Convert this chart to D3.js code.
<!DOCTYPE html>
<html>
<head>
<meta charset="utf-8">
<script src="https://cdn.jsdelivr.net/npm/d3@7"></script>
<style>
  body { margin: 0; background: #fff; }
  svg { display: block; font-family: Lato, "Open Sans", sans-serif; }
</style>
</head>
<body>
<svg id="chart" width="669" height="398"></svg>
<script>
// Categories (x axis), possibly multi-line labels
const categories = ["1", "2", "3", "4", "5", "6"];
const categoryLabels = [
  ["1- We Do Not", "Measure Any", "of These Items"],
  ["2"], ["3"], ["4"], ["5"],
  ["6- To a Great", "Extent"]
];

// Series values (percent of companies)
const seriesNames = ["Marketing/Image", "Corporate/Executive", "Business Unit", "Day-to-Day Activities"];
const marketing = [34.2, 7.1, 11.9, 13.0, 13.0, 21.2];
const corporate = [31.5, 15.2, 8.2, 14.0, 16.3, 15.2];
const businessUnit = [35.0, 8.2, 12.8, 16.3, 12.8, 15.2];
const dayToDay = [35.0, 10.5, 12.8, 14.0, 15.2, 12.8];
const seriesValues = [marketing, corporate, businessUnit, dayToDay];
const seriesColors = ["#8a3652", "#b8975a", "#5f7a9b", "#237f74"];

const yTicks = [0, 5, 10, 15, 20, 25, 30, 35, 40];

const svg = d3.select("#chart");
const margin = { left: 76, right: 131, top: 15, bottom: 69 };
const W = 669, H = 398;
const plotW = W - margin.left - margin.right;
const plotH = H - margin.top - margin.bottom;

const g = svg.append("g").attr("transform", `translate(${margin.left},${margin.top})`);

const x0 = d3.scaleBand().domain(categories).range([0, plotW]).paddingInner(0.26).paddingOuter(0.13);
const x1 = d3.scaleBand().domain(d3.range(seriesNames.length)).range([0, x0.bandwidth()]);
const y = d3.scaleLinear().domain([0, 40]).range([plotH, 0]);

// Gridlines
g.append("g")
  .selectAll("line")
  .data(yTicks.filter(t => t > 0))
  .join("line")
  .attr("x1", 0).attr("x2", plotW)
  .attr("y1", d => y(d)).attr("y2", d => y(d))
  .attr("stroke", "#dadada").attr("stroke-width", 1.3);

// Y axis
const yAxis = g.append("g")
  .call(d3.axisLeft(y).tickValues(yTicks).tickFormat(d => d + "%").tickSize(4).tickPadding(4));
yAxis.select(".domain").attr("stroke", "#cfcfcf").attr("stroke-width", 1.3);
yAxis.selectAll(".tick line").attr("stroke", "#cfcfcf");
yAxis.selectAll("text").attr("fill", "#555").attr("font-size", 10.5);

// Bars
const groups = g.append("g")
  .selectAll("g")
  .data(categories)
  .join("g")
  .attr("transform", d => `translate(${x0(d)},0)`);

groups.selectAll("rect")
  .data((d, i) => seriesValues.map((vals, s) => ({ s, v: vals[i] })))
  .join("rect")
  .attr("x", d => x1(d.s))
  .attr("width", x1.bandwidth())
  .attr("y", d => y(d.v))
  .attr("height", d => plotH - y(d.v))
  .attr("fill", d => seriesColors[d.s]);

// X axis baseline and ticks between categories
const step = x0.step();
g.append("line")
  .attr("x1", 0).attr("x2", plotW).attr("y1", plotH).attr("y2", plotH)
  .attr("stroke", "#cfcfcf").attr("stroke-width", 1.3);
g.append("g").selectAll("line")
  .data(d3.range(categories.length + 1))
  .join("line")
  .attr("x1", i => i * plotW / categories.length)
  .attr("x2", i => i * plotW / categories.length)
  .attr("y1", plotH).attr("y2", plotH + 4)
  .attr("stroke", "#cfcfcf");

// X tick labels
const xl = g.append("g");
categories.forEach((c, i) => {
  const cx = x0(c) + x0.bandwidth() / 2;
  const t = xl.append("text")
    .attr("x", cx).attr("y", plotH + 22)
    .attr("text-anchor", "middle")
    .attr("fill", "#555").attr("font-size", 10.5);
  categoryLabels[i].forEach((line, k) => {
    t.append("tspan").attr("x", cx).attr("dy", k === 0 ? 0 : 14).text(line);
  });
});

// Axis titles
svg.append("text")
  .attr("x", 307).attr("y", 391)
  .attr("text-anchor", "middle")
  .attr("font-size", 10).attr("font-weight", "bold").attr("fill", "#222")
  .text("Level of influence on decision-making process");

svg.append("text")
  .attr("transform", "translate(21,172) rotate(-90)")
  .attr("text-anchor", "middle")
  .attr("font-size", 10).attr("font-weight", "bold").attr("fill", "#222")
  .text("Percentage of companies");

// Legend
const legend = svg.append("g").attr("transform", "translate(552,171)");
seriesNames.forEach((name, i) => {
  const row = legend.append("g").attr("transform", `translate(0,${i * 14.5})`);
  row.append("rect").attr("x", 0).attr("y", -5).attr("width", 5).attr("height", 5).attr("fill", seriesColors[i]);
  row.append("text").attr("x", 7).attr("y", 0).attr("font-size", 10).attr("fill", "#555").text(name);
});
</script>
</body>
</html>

━━━━

Starting at the first line of the listing, retype every line up to and including the one with "30, 35, 40];".

### Output:
Convert this chart to D3.js code.
<!DOCTYPE html>
<html>
<head>
<meta charset="utf-8">
<script src="https://cdn.jsdelivr.net/npm/d3@7"></script>
<style>
  body { margin: 0; background: #fff; }
  svg { display: block; font-family: Lato, "Open Sans", sans-serif; }
</style>
</head>
<body>
<svg id="chart" width="669" height="398"></svg>
<script>
// Categories (x axis), possibly multi-line labels
const categories = ["1", "2", "3", "4", "5", "6"];
const categoryLabels = [
  ["1- We Do Not", "Measure Any", "of These Items"],
  ["2"], ["3"], ["4"], ["5"],
  ["6- To a Great", "Extent"]
];

// Series values (percent of companies)
const seriesNames = ["Marketing/Image", "Corporate/Executive", "Business Unit", "Day-to-Day Activities"];
const marketing = [34.2, 7.1, 11.9, 13.0, 13.0, 21.2];
const corporate = [31.5, 15.2, 8.2, 14.0, 16.3, 15.2];
const businessUnit = [35.0, 8.2, 12.8, 16.3, 12.8, 15.2];
const dayToDay = [35.0, 10.5, 12.8, 14.0, 15.2, 12.8];
const seriesValues = [marketing, corporate, businessUnit, dayToDay];
const seriesColors = ["#8a3652", "#b8975a", "#5f7a9b", "#237f74"];

const yTicks = [0, 5, 10, 15, 20, 25, 30, 35, 40];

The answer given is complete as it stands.